Instructions to follow: Check each line below for the word "this", and copy those that have it.

Dataset:
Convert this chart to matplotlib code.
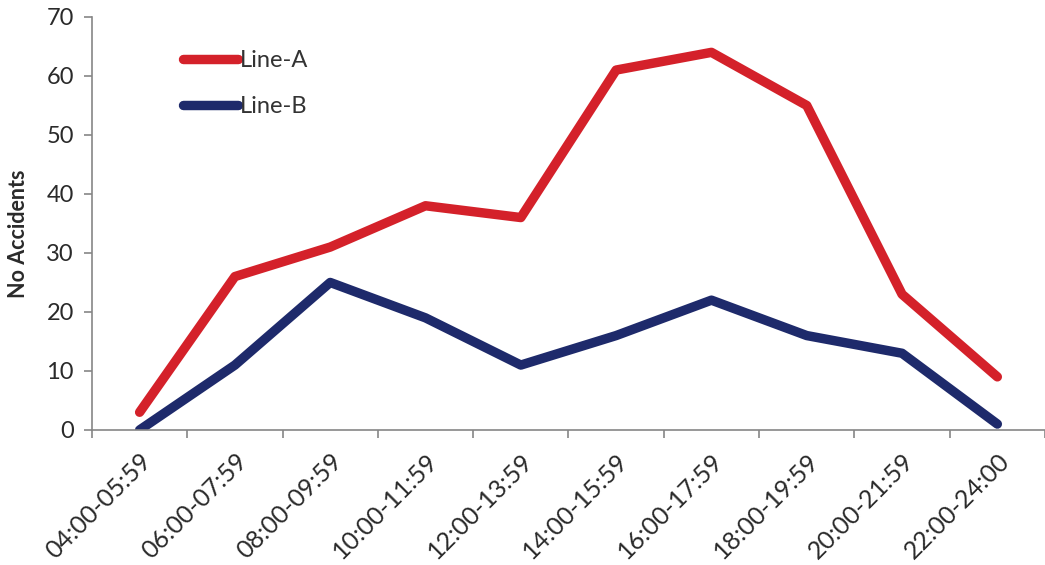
import matplotlib
matplotlib.use("Agg")
import matplotlib.pyplot as plt
import matplotlib.transforms as mtransforms
import numpy as np

periods = ["04:00-05:59", "06:00-07:59", "08:00-09:59", "10:00-11:59", "12:00-13:59",
           "14:00-15:59", "16:00-17:59", "18:00-19:59", "20:00-21:59", "22:00-24:00"]
line_a = [3, 26, 31, 38, 36, 61, 64, 55, 23, 9]
line_b = [0, 11, 25, 19, 11, 16, 22, 16, 13, 1]

plt.rcParams['font.family'] = ['Lato', 'DejaVu Sans']

fig = plt.figure(figsize=(10.45, 5.65), dpi=100)
ax = fig.add_axes([0.088, 0.239, 0.912, 0.731])

x = np.arange(len(periods))
ax.plot(x, line_a, color="#d4212a", lw=6.8, solid_capstyle="round", solid_joinstyle="round", label="Line-A")
ax.plot(x, line_b, color="#1e2a6b", lw=6.8, solid_capstyle="round", solid_joinstyle="round", label="Line-B")

ax.set_xlim(-0.5, len(periods) - 0.5)
ax.set_ylim(0, 70)
ax.set_yticks(range(0, 71, 10))
ax.tick_params(axis="y", labelsize=17, colors="#868686", labelcolor="#2a2a2a", length=6, width=1.2, pad=7)

# ticks sit between categories; labels centred on categories
ax.set_xticks(np.arange(-0.5, len(periods), 1.0))
ax.set_xticklabels([])
ax.set_xticks(x, minor=True)
ax.set_xticklabels(periods, minor=True, rotation=45, ha="right", va="top",
                   rotation_mode="anchor", fontsize=18, color="#2a2a2a")
ax.tick_params(axis="x", which="major", colors="#868686", length=6, width=1.2)
ax.tick_params(axis="x", which="minor", length=0, pad=14)
shift = mtransforms.ScaledTranslation(0, 0, fig.dpi_scale_trans)
for lbl in ax.get_xticklabels(minor=True):
    lbl.set_transform(lbl.get_transform() + shift)

for s in ["top", "right"]:
    ax.spines[s].set_visible(False)
for s in ["left", "bottom"]:
    ax.spines[s].set_color("#868686")
    ax.spines[s].set_linewidth(1.2)

ax.set_ylabel("No Accidents", fontsize=15.5, fontweight="bold", color="#2a2a2a")
ax.yaxis.set_label_coords(-0.066, 0.475)

leg = ax.legend(loc="upper left", bbox_to_anchor=(0.0955, 0.92), frameon=False, fontsize=17,
                handlelength=2.33, handletextpad=0.08, labelspacing=1.05,
                borderaxespad=0, borderpad=0)
for t in leg.get_texts():
    t.set_color("#333333")

fig.savefig("out.png", dpi=100, facecolor="white")
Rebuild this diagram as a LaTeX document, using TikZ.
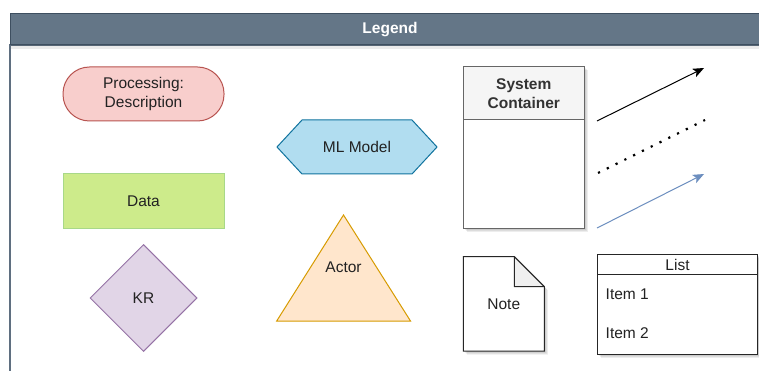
\documentclass[tikz,border=0pt]{standalone}
\usepackage{fontspec}
\setmainfont{Liberation Sans}
\usetikzlibrary{arrows.meta,shapes.geometric}

\definecolor{hdrfill}{HTML}{647687}
\definecolor{hdrline}{HTML}{3E4F60}
\definecolor{frameline}{HTML}{5F6F80}
\definecolor{procfill}{HTML}{F8CECC}
\definecolor{procline}{HTML}{B85450}
\definecolor{mlfill}{HTML}{B1DDF0}
\definecolor{mlline}{HTML}{10739E}
\definecolor{datafill}{HTML}{CDEB8B}
\definecolor{dataline}{HTML}{A8D888}
\definecolor{krfill}{HTML}{E1D5E7}
\definecolor{krline}{HTML}{9673A6}
\definecolor{actfill}{HTML}{FFE6CC}
\definecolor{actline}{HTML}{D79B00}
\definecolor{sysfill}{HTML}{F5F5F5}
\definecolor{sysline}{HTML}{666666}
\definecolor{systext}{HTML}{333333}
\definecolor{bluearrow}{HTML}{6C8EBF}
\definecolor{foldfill}{HTML}{EFEFEF}
\definecolor{txt}{HTML}{222222}

\tikzset{
  lbl/.style={font=\fontsize{15.5}{19}\selectfont, text=txt, align=center, inner sep=0pt},
  shape box/.style={lbl, draw, line width=1pt, inner sep=0pt},
  tipline/.style={line width=1pt, -{Stealth[length=11pt,width=9pt,inset=2.5pt]}},
  shade a/.style={fill=black, opacity=0.07},
}

\begin{document}
\begin{tikzpicture}[x=1pt,y=-1pt]
  \useasboundingbox (0,0) rectangle (759,371);
  \clip (0,0) rectangle (759,371);

  % outer legend frame and its title bar
  \draw[frameline, line width=1.6pt, fill=white] (10,45) rectangle (800,420);
  \fill[black, opacity=0.08] (11,45) rectangle (800,49);
  \draw[hdrline, line width=1pt, fill=hdrfill] (10,14) rectangle (800,45);
  \node[lbl, text=white, font=\fontsize{15.5}{19}\selectfont\bfseries] (title) at (390,30) {Legend};

  % processing step
  \node[shape box, draw=procline, fill=procfill, rounded corners=26.5pt,
        minimum width=161pt, minimum height=54pt] (proc) at (143.5,94) {Processing:\\Description};

  % data
  \node[shape box, draw=dataline, fill=datafill,
        minimum width=161pt, minimum height=54pt] (data) at (143.5,201) {Data};

  % knowledge representation
  \node[shape box, draw=krline, fill=krfill, diamond, aspect=1,
        minimum width=107pt, minimum height=107pt] (kr) at (143.5,298) {};
  \node[lbl] (krtext) at (143.5,298) {KR};

  % machine-learning model
  \draw[mlline, fill=mlfill, line width=1pt]
    (277,147) -- (302,120) -- (412,120) -- (437,147) -- (412,174) -- (302,174) -- cycle;
  \node[lbl] (ml) at (357,147) {ML Model};

  % actor
  \draw[actline, fill=actfill, line width=1pt]
    (343.5,215) -- (410.5,321) -- (276.7,321) -- cycle;
  \node[lbl] (actor) at (343.5,267) {Actor};

  % system container (soft shadow, body, header)
  \foreach \d in {1.5,2.5,3.5}
    \fill[shade a] (463.3+\d,67+\d) rectangle (584.3+\d,228+\d);
  \draw[sysline, fill=white, line width=1pt] (463.3,67) rectangle (584.3,228);
  \draw[sysline, fill=sysfill, line width=1pt] (463.3,67) rectangle (584.3,120);
  \node[lbl, text=systext, font=\fontsize{15.5}{19}\selectfont\bfseries] (sys) at (523.8,93.5) {System\\Container};

  % connector styles
  \coordinate (a1s) at (597,121);
  \coordinate (a1e) at (704,68);
  \coordinate (a2s) at (598,173);
  \coordinate (a2e) at (705,120);
  \coordinate (a3s) at (597,228);
  \coordinate (a3e) at (704,174);
  \draw[tipline, black] (a1s) -- (a1e);
  \draw[black, line width=2.2pt, dash pattern=on 2.2pt off 7.6pt] (a2s) -- (a2e);
  \draw[tipline, bluearrow] (a3s) -- (a3e);

  % note
  \foreach \d in {1.5,2.5,3.5}
    \fill[shade a] (463.3+\d,256.7+\d) -- (514.3+\d,256.7+\d) -- (544.3+\d,286.7+\d)
      -- (544.3+\d,351+\d) -- (463.3+\d,351+\d) -- cycle;
  \draw[black!85, fill=white, line width=1pt]
    (463.3,256.7) -- (514.3,256.7) -- (544.3,286.7) -- (544.3,351) -- (463.3,351) -- cycle;
  \draw[black!85, fill=foldfill, line width=1pt, line join=round]
    (514.3,256.7) -- (514.3,286.7) -- (544.3,286.7) -- cycle;
  \node[lbl] (note) at (503.8,304) {Note};

  % list
  \foreach \d in {1.5,2.5,3.5}
    \fill[shade a] (597.3+\d,254.3+\d) rectangle (757.7+\d,354.3+\d);
  \draw[black!85, fill=white, line width=1pt] (597.3,254.3) rectangle (757.7,354.3);
  \draw[black!85, line width=1pt] (597.3,274.3) -- (757.7,274.3);
  \node[lbl] (list) at (677.5,264.5) {List};
  \node[lbl, anchor=west] (item1) at (605.5,294.5) {Item 1};
  \node[lbl, anchor=west] (item2) at (605.5,333.5) {Item 2};
\end{tikzpicture}
\end{document}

Exercise solution:
Convert this chart to matplotlib code.
Rebuild this diagram as a LaTeX document, using TikZ.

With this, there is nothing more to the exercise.